Member Reviews
This book is about grief, death, acceptance, loss, and suicide. Yiyun Li reflects on the deaths of both of her sons to suicide. The losses are staggering. She reflects on their lives and insights into what happened and why, but ultimately, there's a sense of mystery because how can we really know why a person decides to take their life? This book reflects on the aftermath of these losses. It's beautifully written, clear, and tremendously sad. The only part that I felt was a bit of a letdown was when Li becomes rather lecturing in tone about how to interact with a person who has lost someone to suicide at the end of the book.
This was a tough book. I've read her fiction but this was essays about the aftermath of both of her children dying by suicide. It is a difficult read and very personal. I almost felt like I was intruding and reading a diary vs something published for mass consumption.
I would like to start this review by saying that writing a review, for a book such as this, feels pretentious. Yiyun Li's superb writing abilities, her courage to face reality, to grapple with it, are all awe-inspiring. that she would allow us as readers into her experience feels gracious and generous. The last sentence of the book is heart-breaking. Every sentence of this book feels written from a place of deep understanding of life, of suffering and of indomitable courage. I am deeply grateful for the chance to read this.
Unsettling, Profound and Steeped in Emotions
I found this book really unsettling, profound and full of emotion. It's a collection of essays by Yiyun Li and it's very different from her other books. As the book explains, there might be some spoilers for those who are just starting to read it. She shares her thoughts, reflections and stories from her own journey after the death of her two sons.
I couldn't put this book down. It was shocking, deep and full of emotion. I felt like I wanted to sit and chat with or meet everyone Yiyun Li mentions in the book. Thanks to the publisher for giving me the chance to read this book.
It feels callous to assign a star rating to someone’s deeply profound and unknowable pain.
I am lucky that this memoir did not resonate with me, but that doesn’t mean it won’t be a powerful tool or lifeline for someone struggling with unimaginable losses of their own.
This is one of those books that I hope to never recommend to anyone, and I’m sad it was written in the first place. I hope writing this brought Li even the smallest amount of peace, and should anyone find themselves in need of Li’s wisdom and advice, I hope they find this book.
Profound. Important. Eye-opening.
A collection of essays from author Yiyun Yi, Things In Nature Merely Grow reads as a series of contemplative stories and meditations surrounding the death by suicide of her second son, James.
The mother of two sons, Vincent and James, who both died by suicide seven years apart, at sixteen and nineteen respectively, Yi uses her strong intellect to connect with and evoke her departed younger son, James.

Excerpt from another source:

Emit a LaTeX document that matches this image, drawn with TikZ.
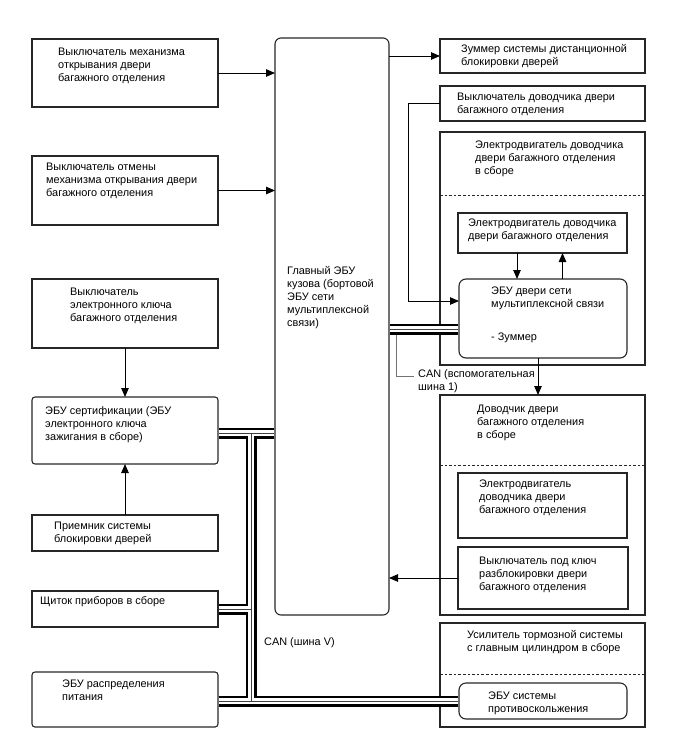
\documentclass[tikz,border=0pt]{standalone}
\usepackage{fontspec}
\setmainfont{Liberation Sans}
\usetikzlibrary{arrows.meta}

\tikzset{
  blk/.style={draw=black!85, line width=1.1pt, inner sep=0pt, outer sep=0pt, anchor=north west},
  % text placed by the baseline of its first line (strut height = 0.7 x 13.1pt)
  txt/.style={inner sep=0pt, anchor=north west, yshift=9.17pt, align=left, font=\fontsize{10.9}{13.1}\selectfont},
  sig/.style={draw=black, line width=0.9pt, -{Triangle[length=9pt,width=7.5pt]}},
  sep/.style={draw=black!85, line width=0.9pt, dash pattern=on 2.6pt off 2pt},
  lead/.style={draw=black!55, line width=0.8pt},
  canbus/.style 2 args={line width=#1, draw=#2}
}

\begin{document}
\begin{tikzpicture}[x=1pt, y=-1pt]
\useasboundingbox (0,0) rectangle (688,755);

% left column
\node[blk, minimum width=186pt, minimum height=68pt] (swopen) at (32,39) {};
\node[blk, minimum width=186pt, minimum height=69pt] (swcancel) at (32,156) {};
\node[blk, minimum width=186pt, minimum height=69pt] (swkey) at (32,279) {};
\node[blk, rounded corners=3pt, minimum width=186pt, minimum height=67pt] (cert) at (32,397) {};
\node[blk, minimum width=186pt, minimum height=36pt] (recv) at (32,515) {};
\node[blk, minimum width=186pt, minimum height=36pt] (cluster) at (32,591) {};
\node[blk, rounded corners=3pt, minimum width=186pt, minimum height=55pt] (power) at (32,672) {};

\node[txt] (tswopen) at ([shift={(26,16)}]swopen.north west) {\strut Выключатель механизма\\открывания двери\\багажного отделения};
\node[txt] (tswcancel) at ([shift={(14,14)}]swcancel.north west) {\strut Выключатель отмены\\механизма открывания двери\\багажного отделения};
\node[txt] (tswkey) at ([shift={(38,16)}]swkey.north west) {\strut Выключатель\\электронного ключа\\багажного отделения};
\node[txt] (tcert) at ([shift={(13,17)}]cert.north west) {\strut ЭБУ сертификации (ЭБУ\\электронного ключа\\зажигания в сборе)};
\node[txt] (trecv) at ([shift={(22,14)}]recv.north west) {\strut Приемник системы\\блокировки дверей};
\node[txt] (tcluster) at ([shift={(8,13)}]cluster.north west) {\strut Щиток приборов в сборе};
\node[txt] (tpower) at ([shift={(30,15)}]power.north west) {\strut ЭБУ распределения\\питания};

% main body ECU
\node[blk, rounded corners=6pt, minimum width=114pt, minimum height=577pt] (main) at (275,38) {};
\node[txt] (tmain) at (287,274) {\strut Главный ЭБУ\\кузова (бортовой\\ЭБУ сети\\мультиплексной\\связи)};

% right column
\node[blk, minimum width=205pt, minimum height=34pt] (buzzer) at (440,39) {};
\node[blk, minimum width=205pt, minimum height=35pt] (swcloser) at (440,86) {};
\node[blk, minimum width=205pt, minimum height=233pt] (motorasm) at (440,132) {};
\node[blk, minimum width=169pt, minimum height=40pt] (motor) at (458,213) {};
\node[blk, rounded corners=7pt, minimum width=168pt, minimum height=79pt] (doorecu) at (459,279) {};
\node[blk, minimum width=205pt, minimum height=220pt] (closer) at (440,395) {};
\node[blk, minimum width=169pt, minimum height=65pt] (closermotor) at (458,473) {};
\node[blk, minimum width=170pt, minimum height=62pt] (keysw) at (458,547) {};
\node[blk, minimum width=205pt, minimum height=104pt] (brake) at (440,623) {};
\node[blk, rounded corners=7pt, minimum width=168pt, minimum height=36pt] (abs) at (459,683) {};

\draw[sep] (motorasm.west |- 0,195) -- (motorasm.east |- 0,195);
\draw[sep] (closer.west |- 0,465) -- (closer.east |- 0,465);
\draw[sep] (brake.west |- 0,674) -- (brake.east |- 0,674);

\node[txt] (tbuzzer) at ([shift={(21,13)}]buzzer.north west) {\strut Зуммер системы дистанционной\\блокировки дверей};
\node[txt] (tswcloser) at ([shift={(17,14)}]swcloser.north west) {\strut Выключатель доводчика двери\\багажного отделения};
\node[txt] (tmotorasm) at ([shift={(35,16)}]motorasm.north west) {\strut Электродвигатель доводчика\\двери багажного отделения\\в сборе};
\node[txt] (tmotor) at ([shift={(10,13)}]motor.north west) {\strut Электродвигатель доводчика\\двери багажного отделения};
\node[txt] (tdoorecu) at ([shift={(32,15)}]doorecu.north west) {\strut ЭБУ двери сети\\мультиплексной связи\\[20pt]- Зуммер};
\node[txt] (tcloser) at ([shift={(37,17)}]closer.north west) {\strut Доводчик двери\\багажного отделения\\в сборе};
\node[txt] (tclosermotor) at ([shift={(21,14)}]closermotor.north west) {\strut Электродвигатель\\доводчика двери\\багажного отделения};
\node[txt] (tkeysw) at ([shift={(21,17)}]keysw.north west) {\strut Выключатель под ключ\\разблокировки двери\\багажного отделения};
\node[txt] (tbrake) at ([shift={(27,15)}]brake.north west) {\strut Усилитель тормозной системы\\с главным цилиндром в сборе};
\node[txt] (tabs) at ([shift={(29,16)}]abs.north west) {\strut ЭБУ системы\\противоскольжения};

% signal lines
\draw[sig] (swopen.east) -- (swopen.east -| main.west);
\draw[sig] (swcancel.east) -- (swcancel.east -| main.west);
\draw[sig] (buzzer.west -| main.east) -- (buzzer.west);
\draw[sig] (swkey.south) -- (cert.north);
\draw[sig] (recv.north) -- (cert.south);
\draw[sig] (swcloser.west) -- ++(-32,0) |- ([yshift=17.5pt]doorecu.west);
\coordinate (mdn) at ([xshift=-25.5pt]motor.south);
\coordinate (mup) at ([xshift=19.5pt]doorecu.north);
\draw[sig] (mdn) -- (mdn |- doorecu.north);
\draw[sig] (mup) -- (mup |- motor.south);
\coordinate (edn) at ([xshift=-5pt]doorecu.south);
\draw[sig] (edn) -- (edn |- closer.north);
\draw[sig] (keysw.west) -- (keysw.west -| main.east);

% CAN buses
\coordinate (vtop) at (251,433);
\coordinate (vbot) at (vtop |- abs.west);
\coordinate (canaux) at ([yshift=-10.5pt]doorecu.west);
\coordinate (busl) at (canaux -| main.east);
\foreach \lw/\lc in {11pt/black, 6.6pt/white, 0.8pt/black!75} {
  \draw[canbus={\lw}{\lc}, shorten <=0.6pt, shorten >=0.6pt] (cert.east |- vtop) -- (main.west |- vtop);
  \draw[canbus={\lw}{\lc}] (vtop) -- (vbot);
  \draw[canbus={\lw}{\lc}, shorten <=0.6pt] (cluster.east) -- (cluster.east -| vtop);
  \draw[canbus={\lw}{\lc}, shorten <=0.6pt, shorten >=0.6pt] (power.east |- vbot) -- (abs.west);
  \draw[canbus={\lw}{\lc}, shorten <=0.6pt, shorten >=0.6pt] (busl) -- (canaux);
}

\node[txt] (tcanaux) at (418,377) {\strut CAN (вспомогательная\\шина 1)};
\draw[lead] ([shift={(7,5.5)}]busl) |- ([shift={(-4,-1)}]tcanaux.north west |- 0,377);
\node[txt] (tcanv) at (264,645) {\strut CAN (шина V)};
\end{tikzpicture}
\end{document}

Things In Nature Merely Grow is a moving, profound and compelling book, which I couldn’t put down. Though I did feel the book could have been longer—I wanted to know more about these remarkable people that lit up Yi’s life. I wanted to know more about how Yi herself was managing and coping, more about the isolation and stigma of suicide. Nonetheless, it was a beautiful read and I am enriched for having known Yi’s family on these pages.
Expected Publication Dare: May 20, 2025
Many thanks to NetGalley, Farrar, Straus and Giroux, and the Author for access to an eARC. All opinions are my own.
This book isn’t for everyone and Li makes that clear from the start. In fact, this book almost feels like it isn’t meant to be read, only witnessed, because it is so personal.
I lost a brother to suicide. I can’t relate to Li’s intellectual approach to mourning (most people can’t and she also acknowledges this). But some of her insights resonated with me. I can’t help but draw parallels between the boys she lost and my own brother. For that reason, I’m glad I read it.
For similar reasons, I wouldn’t recommend this book. It feels weird to have to rate it at all, but I received an advanced copy so I want to leave my thoughts. Can anyone appreciate this book without having experienced some level of loss akin to Li’s? I’m not the person to answer that, but you might consider it before reading.
no one writes like yiyun li. a stoic, brutal, and intensely loving book for li's second, quieter child, james. extraordinary.
i could see this book as a salve and gift for any person grieving death, suicide, the loss of a child, or any person who, even in life, felt elusive; though li, herself, eschews the word "grief", about which she writes:
“I am against the word “grief,” which in contemporary culture seems to indicate a process that has an end point: the sooner you get there, the sooner you prove yourself to be a good sport at living, and the less awkward people around you will feel. Sometimes people ask me where I am in the grieving process, and I wonder whether they understand anything at all about losing someone.”